O que você escolhe? E como essas escolhas se tornarão sua vontade, seus laços para realizar e aproveitar a grande magia?

Notas:

* N.T.: De acordo com o Google Tradutor, um supremacista branco, ou em inglês, “white supremacist”, é aquele que advoga a favor da supremacia de um grupo específico, especialmente determinado por raça ou sexo/gênero. Dessa forma, podemos entender o termo supremacista branco como aquele que promove a supremacia branca acima de qualquer outra raça, principalmente em relação ao povo negro.
** N.T.: uma referência à bruxaria ocidental e sua relação com a tecnologia do período pós-industrial.
*** N.T.: do inglês “Brown People”, referindo-se a pele escura de pessoas de países asiáticos do Hemisfério Sul, como a Índia, Tailândia etc.

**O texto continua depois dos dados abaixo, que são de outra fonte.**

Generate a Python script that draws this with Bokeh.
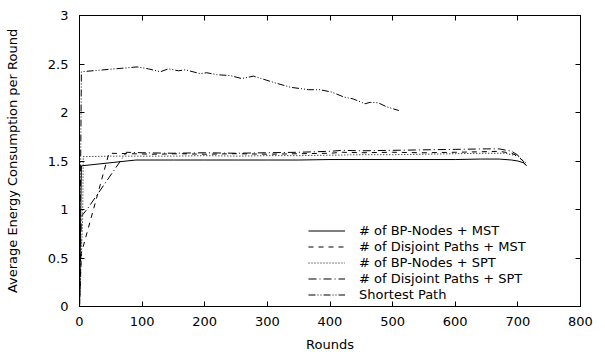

**** N.T.: do inglês “Spirit-Workers”, evitei o uso da palavra “xamã” por seu conteúdo antropológico e ocidentalizado, que pouco honra as tradições dos povos nativos de cada continente. De fato, faz o inverso: generaliza práticas, tradições e legados diversos ao redor do mundo.
***** N.T.: consideremos “Império” como a cultura patriarcal, imperialista, colonizadora e racista.
****** N.T.: segundo o Wikipedia, Inculturação é a influência recíproca entre o cristianismo e as culturas dos países onde a fé cristã é praticada.